I knew what fictionkins were but never even questioned if I was one. Then one day, out of the blues, I decided to watch that one famous anime I had been putting off for years, and…well guess who was thinking he was going insane because of the familiarity of it all, and the weird feeling of belonging and seeing himself on the screen ?
I came across the term of “fictionkin” again just a few days after finishing the show, and it was like I was getting punched in the stomach.
It all suddenly made sense, and yet it felt like I was drowning in something that was way bigger than me. I tried to convince myself that I was imagining it, that I was just trying to invent that so I could feel closer to the show, that it was just an effect of a temporary obsession and that it would wear off soon.
And the “obsession” did wear off after a few weeks. But the feelings didn’t. I was going through one of the biggest (and longest) identity crisis I’ve ever experienced, and I truly didn’t know how to deal with it.
I was (and still am) conflicted, scared that I was faking it, scared that I just wanted to be like this character because it’s a “cool” and “popular” character.

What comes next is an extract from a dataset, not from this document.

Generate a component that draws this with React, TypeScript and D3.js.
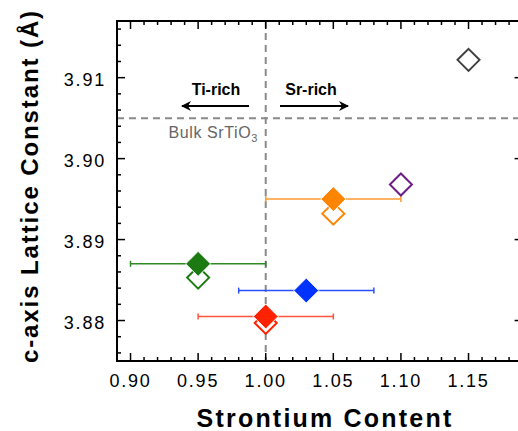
import React from "react";
import * as d3 from "d3";

const xTicks = [0.9, 0.95, 1.0, 1.05, 1.1, 1.15];
const xTickLabels = ["0.90", "0.95", "1.00", "1.05", "1.10", "1.15"];
const yTicks = [3.88, 3.89, 3.9, 3.91];
const yTickLabels = ["3.88", "3.89", "3.90", "3.91"];

// filled markers with x error bars
const filledX = [0.95, 1.03, 1.0, 1.05];
const filledY = [3.887, 3.8837, 3.8805, 3.895];
const filledXLo = [0.9, 0.98, 0.95, 1.0];
const filledXHi = [1.0, 1.08, 1.05, 1.1];
const filledColor = ["#1b7a10", "#0033ff", "#ff2200", "#ff8500"];
const errColor = ["#2f8a25", "#2b50ff", "#ff5540", "#ff9a30"];

// open markers
const openX = [1.15, 1.1, 1.05, 0.95, 1.0];
const openY = [3.9122, 3.8968, 3.8932, 3.8853, 3.8797];
const openColor = ["#404040", "#6e1f87", "#ff8500", "#1b7a10", "#ff2200"];

const bulkC = 3.905;
const stoich = 1.0;

const W = 518, H = 431;
const L = 117, T = 21, B = 361;

export default function App() {
  const x = d3.scaleLinear().domain([0.89, 1.19]).range([L, L + 0.3 * 1352]);
  const y = d3.scaleLinear().domain([3.875, 3.917]).range([B, T]);
  const R = x(1.19);
  const xMinor = d3.range(0.89, 1.1901, 0.01).map((v) => +v.toFixed(3));
  const yMinor = d3.range(3.876, 3.9171, 0.002).map((v) => +v.toFixed(3));
  const isMajX = (v: number) => xTicks.some((t) => Math.abs(t - v) < 1e-6);
  const isMajY = (v: number) => yTicks.some((t) => Math.abs(t - v) < 1e-6);
  const dia = (cx: number, cy: number, r: number) =>
    `M${cx},${cy - r}L${cx + r},${cy}L${cx},${cy + r}L${cx - r},${cy}Z`;
  const font = "Arial, 'Liberation Sans', Helvetica, sans-serif";

  return (
    <svg width={W} height={H} style={{ position: "absolute", left: 0, top: 0 }} fontFamily={font}>
      <defs>
        <marker id="ah" viewBox="0 0 10 10" refX="9" refY="5" markerWidth="5" markerHeight="5" orient="auto-start-reverse">
          <path d="M0,0L10,5L0,10L3,5Z" fill="#000" />
        </marker>
      </defs>
      <rect width={W} height={H} fill="#fff" />
      {/* reference lines */}
      <line x1={x(stoich)} x2={x(stoich)} y1={T} y2={B} stroke="#8a8a8a" strokeWidth={2} strokeDasharray="7,5" />
      <line x1={L} x2={R} y1={y(bulkC)} y2={y(bulkC)} stroke="#8a8a8a" strokeWidth={2} strokeDasharray="7,5" />
      {/* annotations */}
      <text x={216} y={95} textAnchor="middle" fontSize={16} fontWeight="bold">Ti-rich</text>
      <text x={311} y={95} textAnchor="middle" fontSize={16} fontWeight="bold">Sr-rich</text>
      <line x1={249} x2={182} y1={106} y2={106} stroke="#000" strokeWidth={2} markerEnd="url(#ah)" />
      <line x1={280} x2={348} y1={106} y2={106} stroke="#000" strokeWidth={2} markerEnd="url(#ah)" />
      <text x={258} y={138} textAnchor="end" fontSize={16} fill="#666" letterSpacing={0.6}>
        Bulk SrTiO<tspan fontSize={11} dy={4}>3</tspan>
      </text>
      {/* error bars */}
      {filledX.map((_, i) => (
        <g key={"e" + i} stroke={errColor[i]} strokeWidth={1.5}>
          <line x1={x(filledXLo[i])} x2={x(filledXHi[i])} y1={y(filledY[i])} y2={y(filledY[i])} />
          <line x1={x(filledXLo[i])} x2={x(filledXLo[i])} y1={y(filledY[i]) - 3} y2={y(filledY[i]) + 3} />
          <line x1={x(filledXHi[i])} x2={x(filledXHi[i])} y1={y(filledY[i]) - 3} y2={y(filledY[i]) + 3} />
        </g>
      ))}
      {/* open markers */}
      {openX.map((v, i) => (
        <path key={"o" + i} d={dia(x(v), y(openY[i]), 11)} fill="#fff" stroke={openColor[i]} strokeWidth={2} />
      ))}
      {/* filled markers */}
      {filledX.map((v, i) => (
        <path key={"f" + i} d={dia(x(v), y(filledY[i]), 12.5)} fill={filledColor[i]} stroke="#fff" strokeWidth={1} />
      ))}
      {/* ticks */}
      {xMinor.map((v) => {
        const len = isMajX(v) ? 8 : 4;
        return (
          <g key={"xt" + v} stroke="#000" strokeWidth={1.5}>
            <line x1={x(v)} x2={x(v)} y1={B} y2={B - len} />
            <line x1={x(v)} x2={x(v)} y1={T} y2={T + len} />
          </g>
        );
      })}
      {yMinor.map((v) => {
        const len = isMajY(v) ? 8 : 4;
        return (
          <g key={"yt" + v} stroke="#000" strokeWidth={1.5}>
            <line x1={L} x2={L + len} y1={y(v)} y2={y(v)} />
            <line x1={R} x2={R - len} y1={y(v)} y2={y(v)} />
          </g>
        );
      })}
      {/* frame */}
      <rect x={L} y={T} width={R - L} height={B - T} fill="none" stroke="#000" strokeWidth={2} />
      {/* tick labels */}
      {xTicks.map((v, i) => (
        <text key={"xl" + i} x={x(v)} y={387} textAnchor="middle" fontSize={18} letterSpacing={1.8}>
          {xTickLabels[i]}
        </text>
      ))}
      {yTicks.map((v, i) => (
        <text key={"yl" + i} x={106} y={y(v) + 8} textAnchor="end" fontSize={18} letterSpacing={1.8}>
          {yTickLabels[i]}
        </text>
      ))}
      {/* axis titles */}
      <text x={325} y={427} textAnchor="middle" fontSize={25} fontWeight="bold" letterSpacing={2.2}>
        Strontium Content
      </text>
      <text transform={`translate(38,186) rotate(-90)`} textAnchor="middle" fontSize={24} fontWeight="bold" letterSpacing={1.9}>
        c-axis Lattice Constant (Å)
      </text>
    </svg>
  );
}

But I actually didn’t want it. And around whom would I be faking it, if I was too ashamed of myself to even say it anonymously online ? I was even scared to write it down at all, because it just felt..too real. Even after hours of research, it felt scary to face the obvious.
I’m still feeling really weird about all this, about finding out about an entirely new identity that yet is also MINE, but…I hope I can overcome this.
Anyway, it feels odd to actually say it but hi, I’m Levi Ackerman, from the hit (and apparently controversial, according to some) manga Attack On Titan.